Но также трудно отделаться и от социально-политического подтекста, всё равно неизбежного в этой отвлечённой общечеловеческой притче об опустошённом и разуверившемся мире, в котором умер если не Бог, то Дед Мороз (что, разумеется, является профанной версией знаменитой ницшеанской формулы). Пусть сам Юфит упорно отрицает любые идеологические и прочие общественные аллюзии, один лишь факт создания картины «Папа, умер Дед Мороз» в последний год существования советской империи заставляет теперь уже ретроспективно находить в ней поразительные пророчества и предостережения, коих мы по своему обыкновению не пожелали заметить, как и прошли, по сути, мимо «тихого шедевра», не вызвавшего ни особого ажиотажа, ни широкого признания в узких кругах. За границей и то его лучше оценили, дав главный приз на кинофестивале в Римини в 1992 году, позже устроив полную ретроспективу работ Евгения Юфита (и не только кинематографических) в Роттердаме, включив их в коллекции престижных музеев современного искусства.
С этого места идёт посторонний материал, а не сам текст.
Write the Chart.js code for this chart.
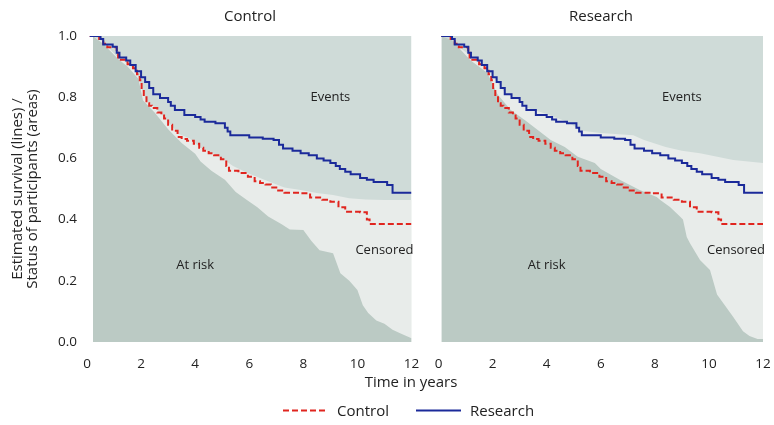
<!DOCTYPE html>
<html>
<head>
<meta charset="utf-8">
<title>Estimated survival by group</title>
<script src="https://cdn.jsdelivr.net/npm/chart.js@4.4.1/dist/chart.umd.min.js"></script>
<style>
  body { margin: 0; background: #fff; font-family: 'Open Sans', sans-serif; color: #222; }
  #wrap { position: relative; width: 774px; height: 425px; }
  #chart { position: absolute; left: 0; top: 0; }
  .txt { position: absolute; font-size: 15px; line-height: 15px; white-space: nowrap; }
  .mid { transform: translate(-50%, -50%); }
  .row { transform: translateY(-50%); }
  .key { position: absolute; }
</style>
</head>
<body>
<div id="wrap">
  <canvas id="chart" width="774" height="425"></canvas>
  <div class="txt mid" style="left:250px; top:15px">Control</div>
  <div class="txt mid" style="left:601px; top:15px">Research</div>
  <div class="txt mid" style="left:411px; top:381px">Time in years</div>
  <svg class="key" style="left:283px; top:409px" width="45" height="3"><line x1="0" y1="1.5" x2="45" y2="1.5" stroke="#e0251f" stroke-width="2" stroke-dasharray="6 3"/></svg>
  <div class="txt row" style="left:337px; top:410px">Control</div>
  <svg class="key" style="left:416px; top:409px" width="45" height="3"><line x1="0" y1="1.5" x2="45" y2="1.5" stroke="#1b2a9a" stroke-width="2"/></svg>
  <div class="txt row" style="left:470px; top:410px">Research</div>
</div>
<script>
const xTicks = [0, 2, 4, 6, 8, 10, 12]
const areaNames = ['Events', 'Censored', 'At risk']

// Kaplan-Meier curves (same in both panels)
const controlTime = [0.1, 0.45, 0.6, 0.75, 1.1, 1.15, 1.5, 1.7, 1.85, 1.95, 2.02, 2.1, 2.2, 2.3, 2.4, 2.6, 2.75, 2.85, 3.0, 3.15, 3.35, 3.5, 3.7, 3.95, 4.15, 4.3, 4.5, 4.7, 4.95, 5.15, 5.25, 5.6, 5.95, 6.2, 6.4, 6.6, 6.8, 7.0, 7.3, 7.9, 8.25, 8.7, 9.0, 9.3, 9.55, 10.1, 10.35, 10.45, 12]
const controlSurv = [1.0, 0.99, 0.975, 0.963, 0.945, 0.922, 0.908, 0.895, 0.875, 0.855, 0.825, 0.8, 0.78, 0.772, 0.765, 0.75, 0.74, 0.73, 0.71, 0.69, 0.67, 0.663, 0.658, 0.648, 0.635, 0.625, 0.617, 0.61, 0.597, 0.575, 0.56, 0.552, 0.54, 0.525, 0.52, 0.515, 0.505, 0.495, 0.488, 0.486, 0.472, 0.465, 0.458, 0.44, 0.426, 0.424, 0.4, 0.386, 0.386]
const researchTime = [0.1, 0.5, 0.6, 0.95, 1.1, 1.2, 1.45, 1.6, 1.8, 2.0, 2.15, 2.3, 2.45, 2.7, 3.0, 3.1, 3.25, 3.6, 4.0, 4.2, 4.35, 4.75, 5.1, 5.2, 5.3, 6.0, 6.5, 6.9, 7.1, 7.25, 7.6, 7.9, 8.2, 8.5, 8.75, 9.0, 9.2, 9.35, 9.55, 9.75, 10.1, 10.35, 10.6, 11.1, 11.3, 12]
const researchSurv = [1.0, 0.99, 0.972, 0.965, 0.945, 0.93, 0.92, 0.905, 0.885, 0.865, 0.85, 0.83, 0.81, 0.797, 0.784, 0.772, 0.758, 0.742, 0.735, 0.727, 0.72, 0.715, 0.7, 0.688, 0.676, 0.668, 0.664, 0.66, 0.645, 0.632, 0.625, 0.617, 0.61, 0.6, 0.593, 0.585, 0.575, 0.565, 0.556, 0.548, 0.536, 0.53, 0.523, 0.513, 0.488, 0.488]

// status areas, control panel (upper edge of each band)
const ctrlRiskTime = [0.22, 0.6, 1.15, 1.5, 1.9, 2.07, 2.5, 3.0, 3.5, 4.0, 4.2, 4.6, 5.1, 5.5, 5.9, 6.3, 6.7, 7.2, 7.5, 8.0, 8.3, 8.6, 9.1, 9.37, 9.7, 10.0, 10.2, 10.4, 10.7, 11.0, 11.3, 11.6, 12]
const ctrlRiskShare = [1.0, 0.975, 0.925, 0.9, 0.86, 0.79, 0.75, 0.695, 0.65, 0.615, 0.59, 0.56, 0.53, 0.49, 0.465, 0.44, 0.41, 0.385, 0.368, 0.366, 0.33, 0.3, 0.29, 0.225, 0.2, 0.17, 0.12, 0.095, 0.07, 0.06, 0.04, 0.028, 0.012]
const ctrlCensTime = [0.22, 0.6, 1.15, 1.6, 1.9, 2.05, 2.2, 2.6, 3.0, 3.4, 3.8, 4.2, 4.7, 5.0, 5.4, 6.0, 6.7, 7.3, 7.9, 8.5, 9.1, 9.7, 10.3, 11.0, 12]
const ctrlCensTop = [1.0, 0.98, 0.93, 0.905, 0.87, 0.82, 0.79, 0.76, 0.72, 0.68, 0.665, 0.635, 0.615, 0.6, 0.575, 0.55, 0.525, 0.505, 0.497, 0.487, 0.48, 0.47, 0.466, 0.464, 0.464]
const ctrlEventsTime = [0.22, 12]
const ctrlEventsTop = [1, 1]

// status areas, research panel
const resRiskTime = [0.11, 0.5, 1.19, 1.8, 2.18, 2.67, 3.2, 3.67, 4.15, 4.67, 5.15, 5.78, 6.0, 6.7, 7.44, 8.07, 8.2, 8.56, 8.93, 9.04, 9.18, 9.3, 9.67, 10.04, 10.3, 10.9, 11.26, 11.5, 11.8, 12]
const resRiskShare = [1.0, 0.985, 0.92, 0.88, 0.81, 0.758, 0.725, 0.693, 0.66, 0.637, 0.605, 0.585, 0.565, 0.53, 0.497, 0.474, 0.464, 0.441, 0.41, 0.4, 0.343, 0.323, 0.268, 0.235, 0.155, 0.082, 0.035, 0.02, 0.01, 0.01]
const resCensTime = [0.11, 0.6, 1.2, 1.6, 2.0, 2.45, 3.0, 3.3, 4.0, 4.75, 5.3, 6.0, 7.2, 7.6, 8.4, 9.0, 9.67, 10.9, 12]
const resCensTop = [1.0, 0.975, 0.935, 0.91, 0.87, 0.815, 0.79, 0.765, 0.745, 0.72, 0.69, 0.683, 0.676, 0.66, 0.637, 0.625, 0.617, 0.595, 0.585]
const resEventsTime = [0.11, 12]
const resEventsTop = [1, 1]

const RED = '#e0251f'
const BLUE = '#1b2a9a'
const EVENTS_BG = '#cfdbd8'
const CENS_BG = '#e8ecea'
const RISK_BG = '#bbcac4'

function pts(ts, vs) {
    return ts.map((t, i) => ({ x: t, y: vs[i] }))
}

function area(ts, vs, color, axis, order) {
    return {
        data: pts(ts, vs), xAxisID: axis, order: order,
        backgroundColor: color, borderWidth: 0, pointRadius: 0, fill: 'origin'
    }
}

function curve(ts, vs, color, dash, axis, order) {
    return {
        data: pts(ts, vs), xAxisID: axis, order: order,
        borderColor: color, borderWidth: 2, borderDash: dash,
        pointRadius: 0, fill: false, stepped: 'before'
    }
}

// labels inside the areas, in data units
const areaLabels = {
    id: 'areaLabels',
    afterDatasetsDraw(chart) {
        const ctx = chart.ctx
        const y = chart.scales.y
        const at = [[9.0, 0.8], [11.0, 0.3], [4.0, 0.25]]
        ctx.save()
        ctx.font = '13px "Open Sans"'
        ctx.fillStyle = '#222'
        ctx.textAlign = 'center'
        ctx.textBaseline = 'middle'
        for (const id of ['xL', 'xR']) {
            const x = chart.scales[id]
            areaNames.forEach((name, i) => {
                ctx.fillText(name, x.getPixelForValue(at[i][0]), y.getPixelForValue(at[i][1]))
            })
        }
        ctx.restore()
    }
}

function xAxis(min, weight) {
    return {
        type: 'linear', position: 'bottom',
        stack: 'panels', stackWeight: weight,
        min: min, max: 12,
        afterBuildTicks: s => { s.ticks = xTicks.map(v => ({ value: v })) },
        afterFit: s => { s.height = 83 },
        // tick marks are hidden, tickLength only pushes the labels down
        grid: { display: false, drawTicks: true, tickLength: 12 },
        border: { display: false },
        ticks: { padding: 2, color: '#222', font: { size: 13.5 }, maxRotation: 0, callback: v => v }
    }
}

Chart.defaults.font.family = "'Open Sans', sans-serif"
Chart.defaults.color = '#222'

const ctx = document.getElementById('chart').getContext('2d')
const survivalChart = new Chart(ctx, {
    type: 'line',
    data: {
        datasets: [
            area(ctrlEventsTime, ctrlEventsTop, EVENTS_BG, 'xL', 10),
            area(ctrlCensTime, ctrlCensTop, CENS_BG, 'xL', 9),
            area(ctrlRiskTime, ctrlRiskShare, RISK_BG, 'xL', 8),
            area(resEventsTime, resEventsTop, EVENTS_BG, 'xR', 10),
            area(resCensTime, resCensTop, CENS_BG, 'xR', 9),
            area(resRiskTime, resRiskShare, RISK_BG, 'xR', 8),
            curve(controlTime, controlSurv, RED, [6, 3], 'xL', 2),
            curve(researchTime, researchSurv, BLUE, [], 'xL', 1),
            curve(controlTime, controlSurv, RED, [6, 3], 'xR', 2),
            curve(researchTime, researchSurv, BLUE, [], 'xR', 1)
        ]
    },
    options: {
        responsive: false,
        animation: false,
        layout: { padding: { top: 36, right: 11, left: 0, bottom: 0 } },
        scales: {
            xL: xAxis(0, 12),
            xR: xAxis(-1, 13),      // one extra year on the left gives the gap between panels
            y: {
                min: 0, max: 1,
                afterFit: s => { s.width = 87 },
                grid: { display: false, drawTicks: false },
                border: { display: false },
                ticks: { stepSize: 0.2, padding: 10, color: '#222', font: { size: 13.5 }, callback: v => v.toFixed(1) },
                title: {
                    display: true,
                    text: ['Estimated survival (lines) /', 'Status of participants (areas)'],
                    color: '#222',
                    font: { size: 15, lineHeight: 1 },
                    padding: { top: 10, bottom: 0 }
                }
            }
        },
        plugins: {
            legend: { display: false },
            tooltip: { enabled: false }
        }
    },
    plugins: [areaLabels]
});
</script>
</body>
</html>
Как это ни странно, именно издалека и на расстоянии в 17 лет, отделяющих от момента съёмок, точнее видится, что режиссёр фильма «Папа, умер дед Мороз» предугадал мучительный и так до сих пор не преодолённый слом былого (словно эпического и отчасти мифологического) национального самосознания и менталитета, вынужденно лишившегося всех своих иллюзий и грёз, но по-прежнему не избавившегося от власти смертельных чар. Прошлое, как неистребимый вампир, продолжает пополнять ряды некими «вурдалаками поневоле». И то, что эти живые мертвецы одеты будто чиновники-партократы, которые вроде бы тихо и мирно прогуливаются до поры до времени по окрестным полям и лесам, внушает дополнительный ужас.
А дитя, приносящее себя в жертву, всё-таки не может спасти мир от проклятья. И заточенное бревно осины одиноко и потерянно плывёт по реке, пока не найдя применения. Почему-то вспоминается горький и отрезвляющий финал новеллы «Праздник» в «Андрее Рублёве» с проплывающей колодой, где уже погасли установленные на ней свечи.